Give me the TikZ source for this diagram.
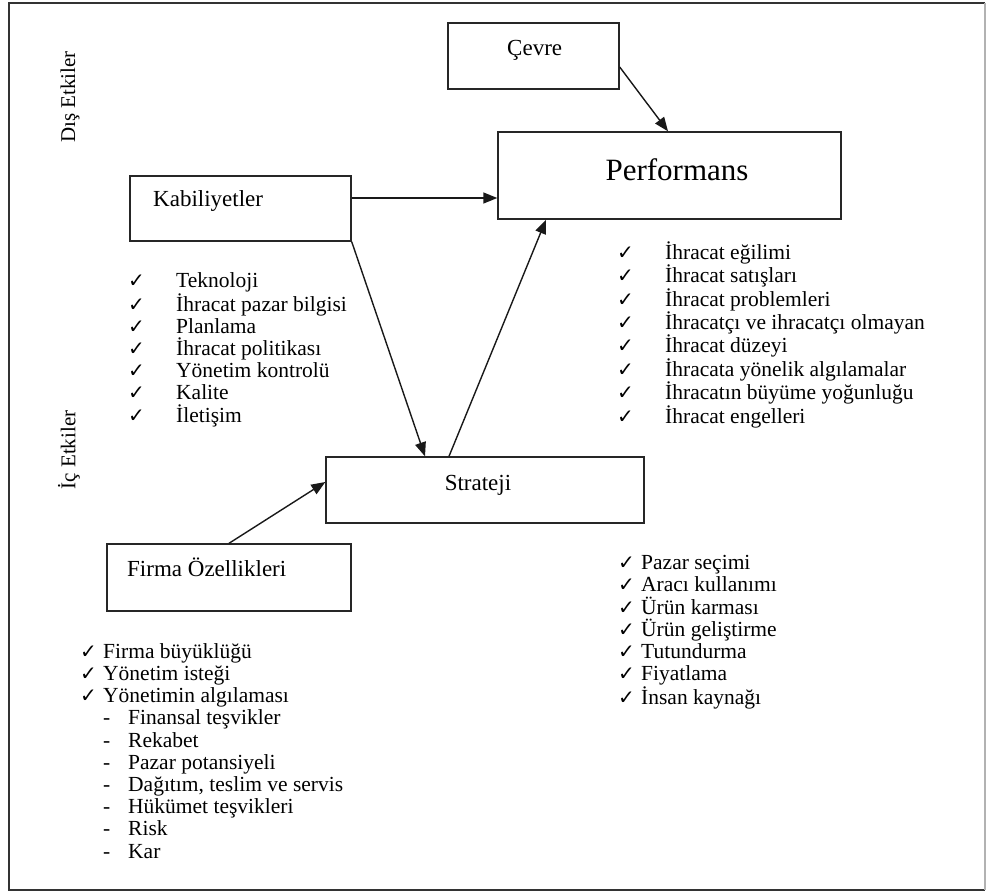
\documentclass[tikz,border=0pt]{standalone}
\usepackage{fontspec}
\setmainfont{Liberation Serif}
\newfontfamily\symfont{DejaVu Sans}
\usetikzlibrary{arrows.meta}
\newcommand{\ckmark}{{\symfont\fontsize{20}{20}\selectfont ✓}}
\newcommand{\ckA}[1]{\makebox[48pt][l]{\ckmark}#1}
\newcommand{\ckB}[1]{\makebox[23pt][l]{\ckmark}#1}
\newcommand{\dsh}[1]{\hspace{23pt}\makebox[25pt][l]{-}#1}
\tikzset{
  box/.style={draw=black!85, line width=1.4pt, rectangle, inner sep=0pt},
  title/.style={font=\fontsize{23}{26}\selectfont, inner sep=0pt},
  listtext/.style={font=\fontsize{21.5}{22.2}\selectfont, align=left, inner sep=0pt, anchor=base west},
  side/.style={font=\fontsize{21}{24}\selectfont, rotate=90, inner sep=0pt},
  arr/.style={draw=black!90, line width=1.4pt, -{Triangle[length=14pt,width=11pt]}},
}
\begin{document}
\begin{tikzpicture}[x=1pt,y=-1pt]
\useasboundingbox (0,0) rectangle (987,892);
% frame
\draw[black!80, line width=1.5pt] (985,3) -- (9,3) -- (9,890) -- (985,890);
\draw[black!30, line width=1.2pt] (985,3) -- (985,890);
% side labels
\node[side] (dis) at (70,97) {Dış Etkiler};
\node[side] (ic) at (69,450) {İç Etkiler};
% boxes
\node[box, minimum width=171pt, minimum height=66pt] (cevre) at (533.5,56) {};
\node[title, anchor=base west] (cevret) at (507,55) {Çevre};
\node[box, minimum width=343pt, minimum height=87pt] (perf) at (669.5,175.5) {};
\node[inner sep=0pt, font=\fontsize{31}{34}\selectfont, anchor=base] (perft) at (677,180) {Performans};
\node[box, minimum width=221pt, minimum height=65pt] (kab) at (240.5,208.5) {};
\node[title, anchor=base west] (kabt) at (153,206) {Kabiliyetler};
\node[box, minimum width=318pt, minimum height=66pt] (str) at (485,490) {};
\node[title, anchor=base] (strt) at (478,490) {Strateji};
\node[box, minimum width=244pt, minimum height=67pt] (firma) at (229,577.5) {};
\node[title, anchor=base west] (firmat) at (127,576) {Firma Özellikleri};
% arrows
\draw[arr] ([yshift=-11pt]cevre.east) -- ([xshift=-1.5pt]perf.north);
\draw[arr] ([yshift=10.5pt]kab.east) coordinate (k1) -- (k1 -| perf.west);
\draw[arr] (kab.south east) -- ([xshift=-60pt]str.north);
\draw[arr] ([xshift=-36pt]str.north) -- ([xshift=-123.5pt]perf.south);
\draw[arr] (firma.north) -- ([yshift=8pt]str.west);
% lists (anchored at the baseline of the last line)
\node[listtext] (kabl) at (128,422) {\ckA{Teknoloji}\\ \ckA{İhracat pazar bilgisi}\\ \ckA{Planlama}\\ \ckA{İhracat politikası}\\ \ckA{Yönetim kontrolü}\\ \ckA{Kalite}\\ \ckA{İletişim}};
\node[listtext] (perfl) at (617,423) {\ckA{İhracat eğilimi}\\ \ckA{İhracat satışları}\\ \ckA{İhracat problemleri}\\ \ckA{İhracatçı ve ihracatçı olmayan}\\ \ckA{İhracat düzeyi}\\ \ckA{İhracata yönelik algılamalar}\\ \ckA{İhracatın büyüme yoğunluğu}\\ \ckA{İhracat engelleri}};
\node[listtext] (strl) at (618,704) {\ckB{Pazar seçimi}\\ \ckB{Aracı kullanımı}\\ \ckB{Ürün karması}\\ \ckB{Ürün geliştirme}\\ \ckB{Tutundurma}\\ \ckB{Fiyatlama}\\ \ckB{İnsan kaynağı}};
\node[listtext] (firmal) at (80,858) {\ckB{Firma büyüklüğü}\\ \ckB{Yönetim isteği}\\ \ckB{Yönetimin algılaması}\\ \dsh{Finansal teşvikler}\\ \dsh{Rekabet}\\ \dsh{Pazar potansiyeli}\\ \dsh{Dağıtım, teslim ve servis}\\ \dsh{Hükümet teşvikleri}\\ \dsh{Risk}\\ \dsh{Kar}};
\end{tikzpicture}
\end{document}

-------------------------

▶ WORK TO DO
Give an exact reproduction of every line, leaving out any picture.

▶ SOLUTION TO THE EXERCISE
Give me the TikZ source for this diagram.
\documentclass[tikz,border=0pt]{standalone}
\usepackage{fontspec}
\setmainfont{Liberation Serif}
\newfontfamily\symfont{DejaVu Sans}
\usetikzlibrary{arrows.meta}
\newcommand{\ckmark}{{\symfont\fontsize{20}{20}\selectfont ✓}}
\newcommand{\ckA}[1]{\makebox[48pt][l]{\ckmark}#1}
\newcommand{\ckB}[1]{\makebox[23pt][l]{\ckmark}#1}
\newcommand{\dsh}[1]{\hspace{23pt}\makebox[25pt][l]{-}#1}
\tikzset{
  box/.style={draw=black!85, line width=1.4pt, rectangle, inner sep=0pt},
  title/.style={font=\fontsize{23}{26}\selectfont, inner sep=0pt},
  listtext/.style={font=\fontsize{21.5}{22.2}\selectfont, align=left, inner sep=0pt, anchor=base west},
  side/.style={font=\fontsize{21}{24}\selectfont, rotate=90, inner sep=0pt},
  arr/.style={draw=black!90, line width=1.4pt, -{Triangle[length=14pt,width=11pt]}},
}
\begin{document}
\begin{tikzpicture}[x=1pt,y=-1pt]
\useasboundingbox (0,0) rectangle (987,892);
% frame
\draw[black!80, line width=1.5pt] (985,3) -- (9,3) -- (9,890) -- (985,890);
\draw[black!30, line width=1.2pt] (985,3) -- (985,890);
% side labels
\node[side] (dis) at (70,97) {Dış Etkiler};
\node[side] (ic) at (69,450) {İç Etkiler};
% boxes
\node[box, minimum width=171pt, minimum height=66pt] (cevre) at (533.5,56) {};
\node[title, anchor=base west] (cevret) at (507,55) {Çevre};
\node[box, minimum width=343pt, minimum height=87pt] (perf) at (669.5,175.5) {};
\node[inner sep=0pt, font=\fontsize{31}{34}\selectfont, anchor=base] (perft) at (677,180) {Performans};
\node[box, minimum width=221pt, minimum height=65pt] (kab) at (240.5,208.5) {};
\node[title, anchor=base west] (kabt) at (153,206) {Kabiliyetler};
\node[box, minimum width=318pt, minimum height=66pt] (str) at (485,490) {};
\node[title, anchor=base] (strt) at (478,490) {Strateji};
\node[box, minimum width=244pt, minimum height=67pt] (firma) at (229,577.5) {};
\node[title, anchor=base west] (firmat) at (127,576) {Firma Özellikleri};
% arrows
\draw[arr] ([yshift=-11pt]cevre.east) -- ([xshift=-1.5pt]perf.north);
\draw[arr] ([yshift=10.5pt]kab.east) coordinate (k1) -- (k1 -| perf.west);
\draw[arr] (kab.south east) -- ([xshift=-60pt]str.north);
\draw[arr] ([xshift=-36pt]str.north) -- ([xshift=-123.5pt]perf.south);
\draw[arr] (firma.north) -- ([yshift=8pt]str.west);
% lists (anchored at the baseline of the last line)
\node[listtext] (kabl) at (128,422) {\ckA{Teknoloji}\\ \ckA{İhracat pazar bilgisi}\\ \ckA{Planlama}\\ \ckA{İhracat politikası}\\ \ckA{Yönetim kontrolü}\\ \ckA{Kalite}\\ \ckA{İletişim}};
\node[listtext] (perfl) at (617,423) {\ckA{İhracat eğilimi}\\ \ckA{İhracat satışları}\\ \ckA{İhracat problemleri}\\ \ckA{İhracatçı ve ihracatçı olmayan}\\ \ckA{İhracat düzeyi}\\ \ckA{İhracata yönelik algılamalar}\\ \ckA{İhracatın büyüme yoğunluğu}\\ \ckA{İhracat engelleri}};
\node[listtext] (strl) at (618,704) {\ckB{Pazar seçimi}\\ \ckB{Aracı kullanımı}\\ \ckB{Ürün karması}\\ \ckB{Ürün geliştirme}\\ \ckB{Tutundurma}\\ \ckB{Fiyatlama}\\ \ckB{İnsan kaynağı}};
\node[listtext] (firmal) at (80,858) {\ckB{Firma büyüklüğü}\\ \ckB{Yönetim isteği}\\ \ckB{Yönetimin algılaması}\\ \dsh{Finansal teşvikler}\\ \dsh{Rekabet}\\ \dsh{Pazar potansiyeli}\\ \dsh{Dağıtım, teslim ve servis}\\ \dsh{Hükümet teşvikleri}\\ \dsh{Risk}\\ \dsh{Kar}};
\end{tikzpicture}
\end{document}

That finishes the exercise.